WRITTEN TASK –
Everything from the first line down to the line containing "from matplotlib.ft2font import FT2Font" is to be retyped exactly, both ends included, with pictures left out.

════════

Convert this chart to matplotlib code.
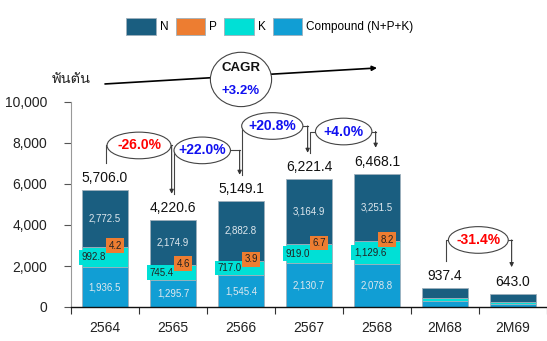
import matplotlib
matplotlib.use('Agg')
import matplotlib.pyplot as plt
from matplotlib.patches import Ellipse
from matplotlib import font_manager
from matplotlib.ft2font import FT2Font

# DATA (thousand tonnes)
years = ['2564', '2565', '2566', '2567', '2568', '2M68', '2M69']
compound = [1936.5, 1295.7, 1545.4, 2130.7, 2078.8, 300.0, 170.0]
k_vals = [992.8, 745.4, 717.0, 919.0, 1129.6, 140.0, 90.0]
p_vals = [4.2, 4.6, 3.9, 6.7, 8.2, 2.0, 1.5]
n_vals = [2772.5, 2174.9, 2882.8, 3164.9, 3251.5, 495.4, 381.5]
totals = [5706.0, 4220.6, 5149.1, 6221.4, 6468.1, 937.4, 643.0]

growth_from = [0, 1, 2, 3, 5]
growth_to = [1, 2, 3, 4, 6]
growth_txt = ['-26.0%', '+22.0%', '+20.8%', '+4.0%', '-31.4%']
cagr_txt = '+3.2%'

# layout of the growth bubbles
ell_x = [0.5, 1.43, 2.46, 3.51, 5.49]
ell_y = [7880, 7640, 8830, 8560, 3270]
ell_w = [0.94, 0.83, 0.90, 0.83, 0.88]
ell_h = 1300
gap = 1300

c_n, c_p, c_k, c_c = '#1a5e80', '#ed7d31', '#00e0d6', '#119ed4'


# find something that can draw Thai
def find_thai():
    for f in font_manager.fontManager.ttflist:
        try:
            if FT2Font(f.fname).get_char_index(ord('พ')):
                return f.name
        except Exception:
            pass
    return None


fams = ['Liberation Sans']
thai = find_thai()
if thai:
    fams.append(thai)
fams.append('DejaVu Sans')
plt.rcParams['font.family'] = fams

fig = plt.figure(figsize=(5.47, 3.41), dpi=100)
ax = fig.add_axes([71 / 547, 1 - 307 / 341, 476 / 547, 205 / 341])

x = list(range(len(years)))
w = 0.68
edge = dict(edgecolor='#9fb0bc', linewidth=0.6)
b1 = ax.bar(x, compound, w, color=c_c, **edge)
bot = compound[:]
b2 = ax.bar(x, k_vals, w, bottom=bot, color=c_k, **edge)
bot = [a + b for a, b in zip(bot, k_vals)]
b3 = ax.bar(x, p_vals, w, bottom=bot, color=c_p, **edge)
bot = [a + b for a, b in zip(bot, p_vals)]
b4 = ax.bar(x, n_vals, w, bottom=bot, color=c_n, **edge)

for i in x:
    ax.text(i, totals[i] + 250, f'{totals[i]:,.1f}', ha='center', va='bottom',
            fontsize=10, color='#111')
    if totals[i] < 2000:
        continue
    kt = compound[i] + k_vals[i]
    ax.text(i, compound[i] / 2, f'{compound[i]:,.1f}', ha='center', va='center',
            fontsize=7, color='#dfe8ee')
    ax.text(i, kt + p_vals[i] + n_vals[i] / 2, f'{n_vals[i]:,.1f}', ha='center',
            va='center', fontsize=7, color='#dfe8ee')
    ax.text(i - 0.34, compound[i] + k_vals[i] / 2, f'{k_vals[i]:,.1f}', ha='left',
            va='center', fontsize=7, color='#222', zorder=4,
            bbox=dict(boxstyle='square,pad=0.25', fc=c_k, ec='none'))
    ax.text(i + 0.25, kt + 70, f'{p_vals[i]:,.1f}', ha='right', va='center',
            fontsize=7, color='#222', zorder=5,
            bbox=dict(boxstyle='square,pad=0.25', fc=c_p, ec='none'))

# growth bubbles with connectors
for j in range(len(growth_txt)):
    a, b = growth_from[j], growth_to[j]
    cx, cy, ew = ell_x[j], ell_y[j], ell_w[j]
    lx, rx = a + 0.02, b - 0.02
    ax.plot([lx, lx, cx - ew / 2], [totals[a] + gap, cy, cy], color='#444',
            lw=0.8, clip_on=False, zorder=4)
    ax.plot([cx + ew / 2, rx], [cy, cy], color='#444', lw=0.8, clip_on=False, zorder=4)
    ax.annotate('', xy=(rx, totals[b] + gap), xytext=(rx, cy), annotation_clip=False,
                arrowprops=dict(arrowstyle='-|>', color='#333', lw=0.8,
                                mutation_scale=6, shrinkA=0, shrinkB=0), zorder=4)
    ax.add_patch(Ellipse((cx, cy), ew, ell_h, fc='white', ec='#444', lw=0.8,
                         clip_on=False, zorder=5))
    col = 'red' if growth_txt[j].startswith('-') else '#1010f0'
    ax.text(cx, cy, growth_txt[j], ha='center', va='center', fontsize=10,
            fontweight='bold', color=col, zorder=6)

# CAGR arrow over the whole period
ax.annotate('', xy=(4.0, 11660), xytext=(0.0, 10880), annotation_clip=False,
            arrowprops=dict(arrowstyle='-|>', color='black', lw=1.2,
                            mutation_scale=7, shrinkA=0, shrinkB=0), zorder=4)
ax.add_patch(Ellipse((2.0, 11100), 0.9, 2650, fc='white', ec='#444', lw=0.8,
                     clip_on=False, zorder=5))
ax.text(2.0, 11660, 'CAGR', ha='center', va='center', fontsize=9.5,
        fontweight='bold', color='#111', zorder=6)
ax.text(2.0, 10520, cagr_txt, ha='center', va='center', fontsize=9.5,
        fontweight='bold', color='#1010f0', zorder=6)
ax.text(-0.49, 11100, 'พันตัน', ha='center', va='center', fontsize=10.5, color='#222')

ax.set_xlim(-0.5, len(years) - 0.5)
ax.set_ylim(0, 10000)
ax.set_yticks([0, 2000, 4000, 6000, 8000, 10000])
ax.set_yticklabels(['0', '2,000', '4,000', '6,000', '8,000', '10,000'])
ax.set_xticks(x)
ax.set_xticklabels(years)
ax.set_xticks([i - 0.5 for i in range(len(years) + 1)], minor=True)
ax.tick_params(axis='x', which='major', length=0, pad=10, labelsize=10, labelcolor='#222')
ax.tick_params(axis='x', which='minor', length=5, width=0.8, color='#333')
ax.tick_params(axis='y', length=5, width=0.8, color='#555', pad=12, labelsize=10,
               labelcolor='#222')
for s in ['top', 'right']:
    ax.spines[s].set_visible(False)
ax.spines['left'].set_color('#999')
ax.spines['left'].set_linewidth(0.8)
ax.spines['bottom'].set_color('#111')
ax.spines['bottom'].set_linewidth(1.0)

fig.legend([b4, b3, b2, b1], ['N', 'P', 'K', 'Compound (N+P+K)'], loc='center',
           bbox_to_anchor=(270 / 547, 1 - 26.5 / 341), ncol=4, frameon=False,
           fontsize=8.5, handlelength=2.5, handleheight=1.8, handletextpad=0.35,
           columnspacing=0.6)

fig.savefig('out.png', dpi=100)
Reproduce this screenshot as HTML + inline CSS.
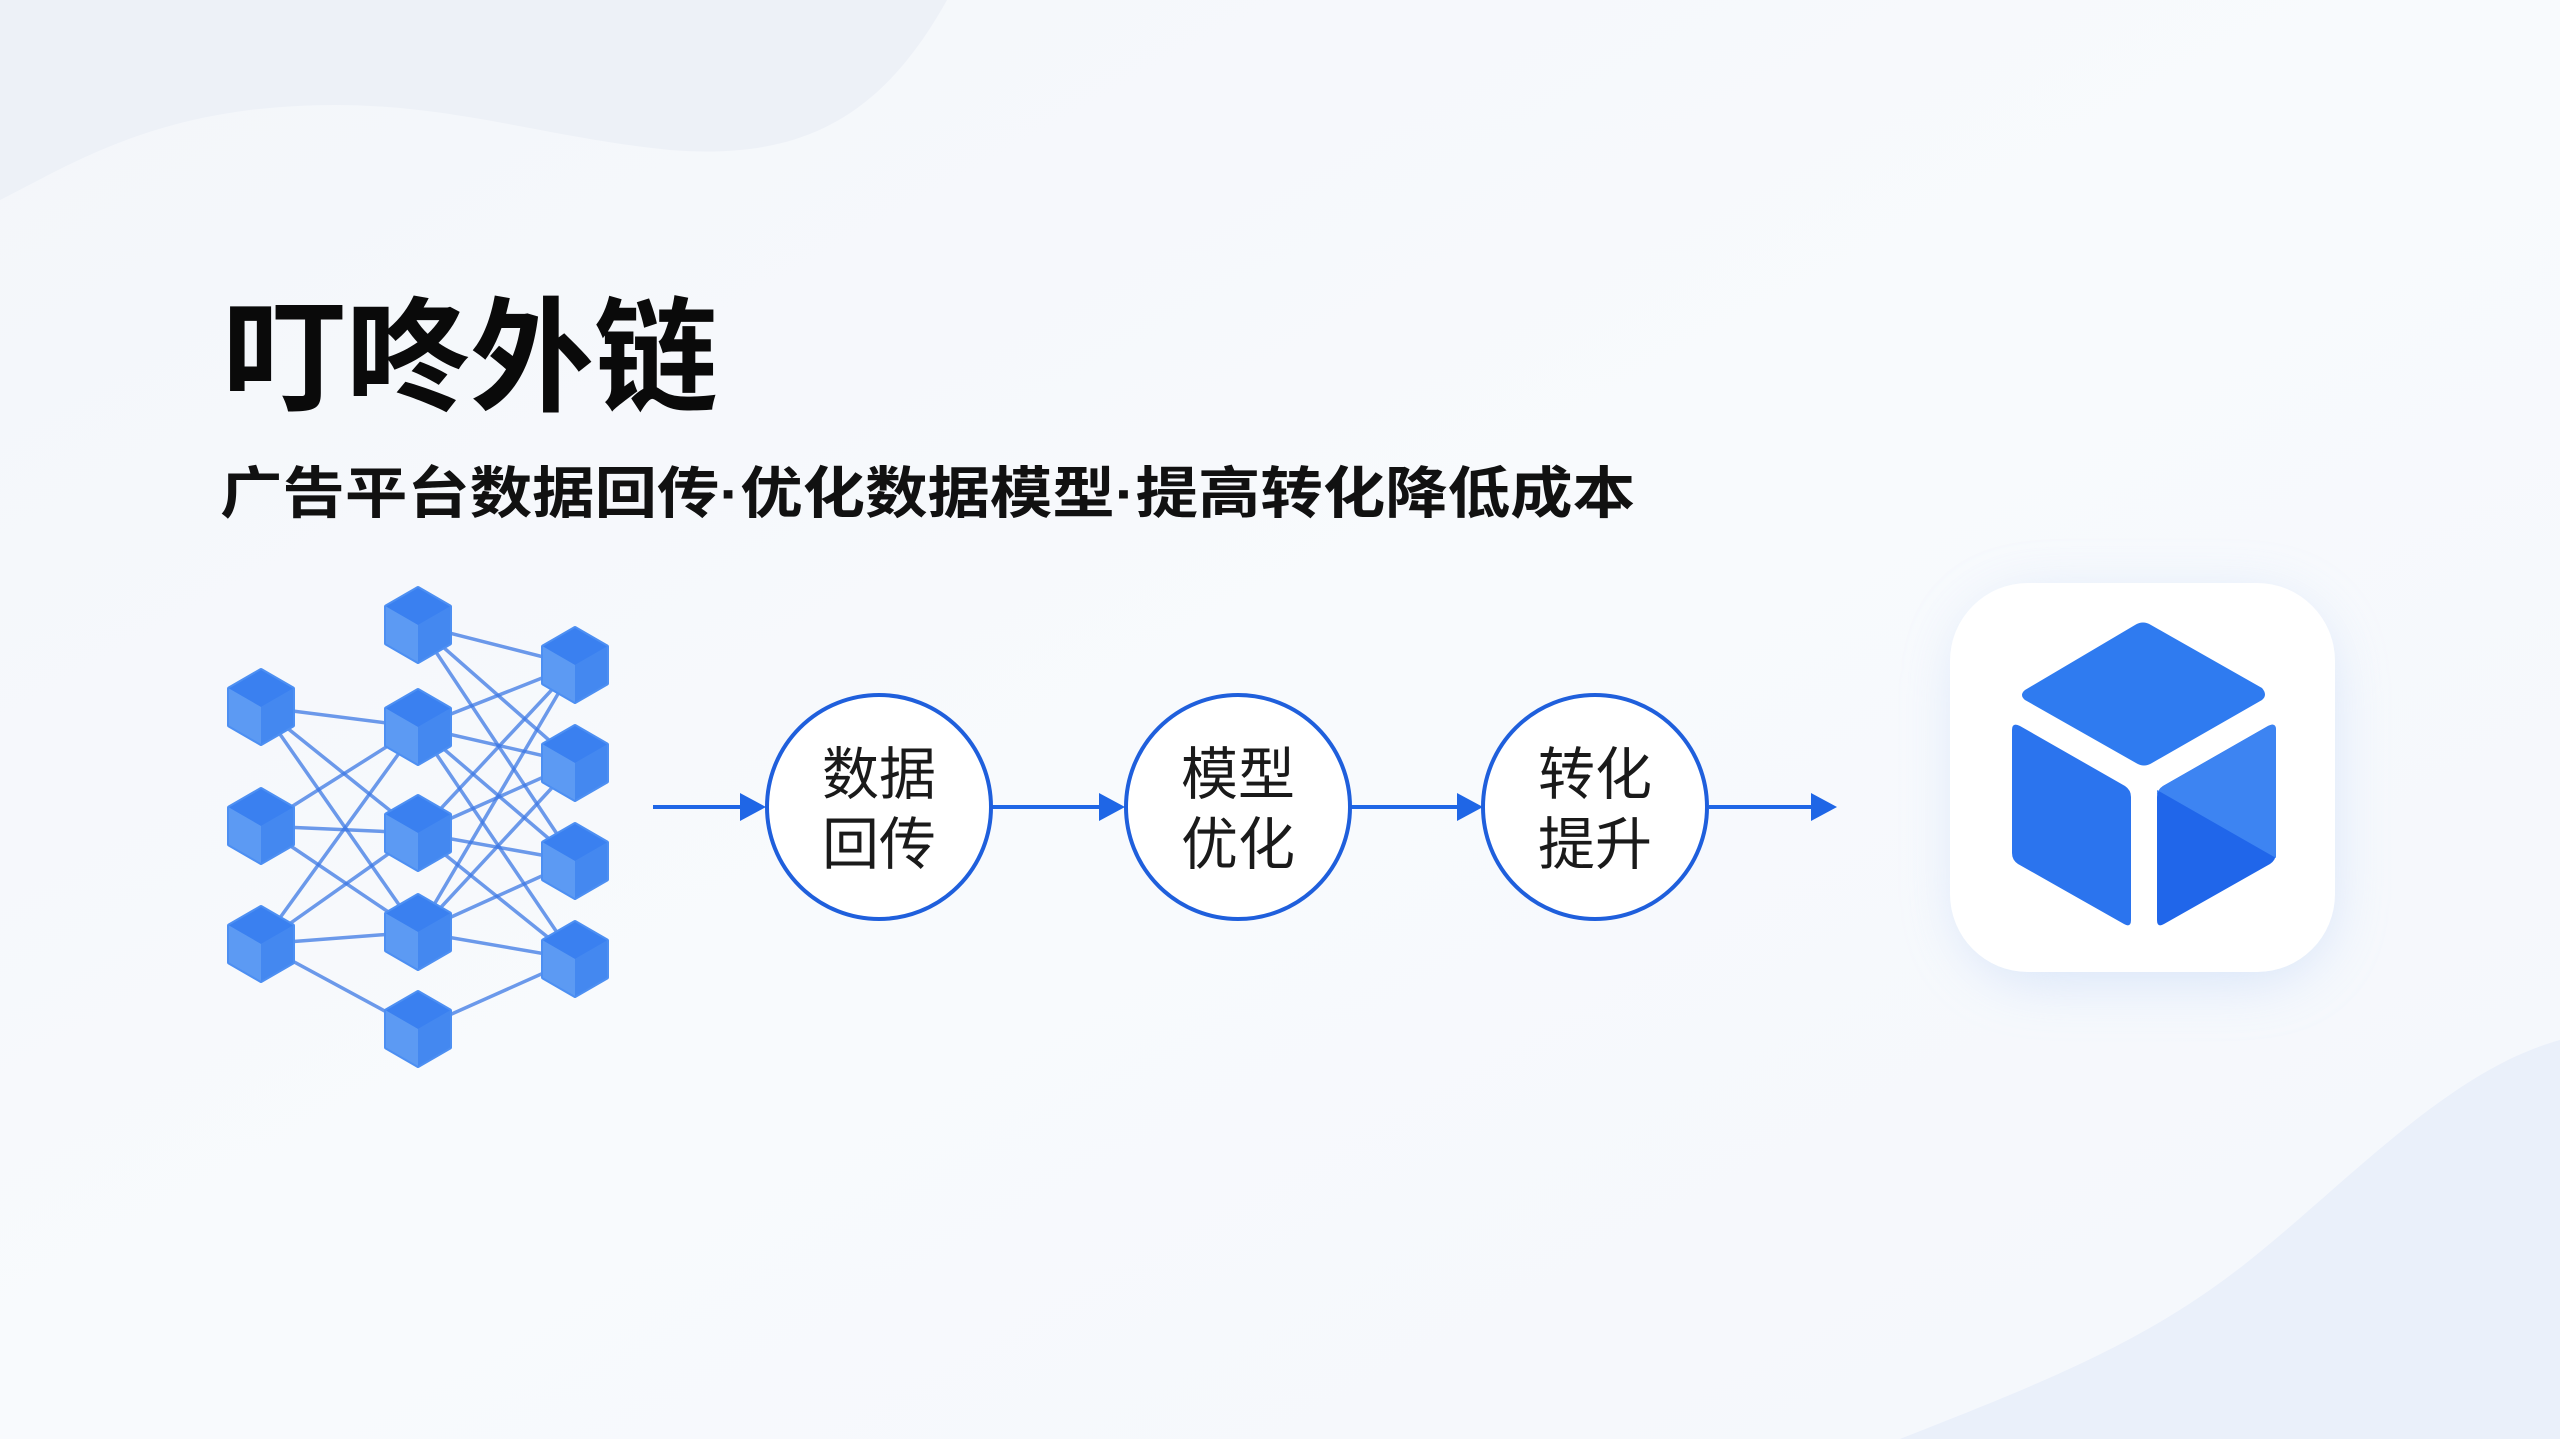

════════

FINAL RESULT –
Convert this chart to matplotlib code.
import matplotlib
matplotlib.use('Agg')
import matplotlib.pyplot as plt
from matplotlib.patches import Ellipse
from matplotlib import font_manager
from matplotlib.ft2font import FT2Font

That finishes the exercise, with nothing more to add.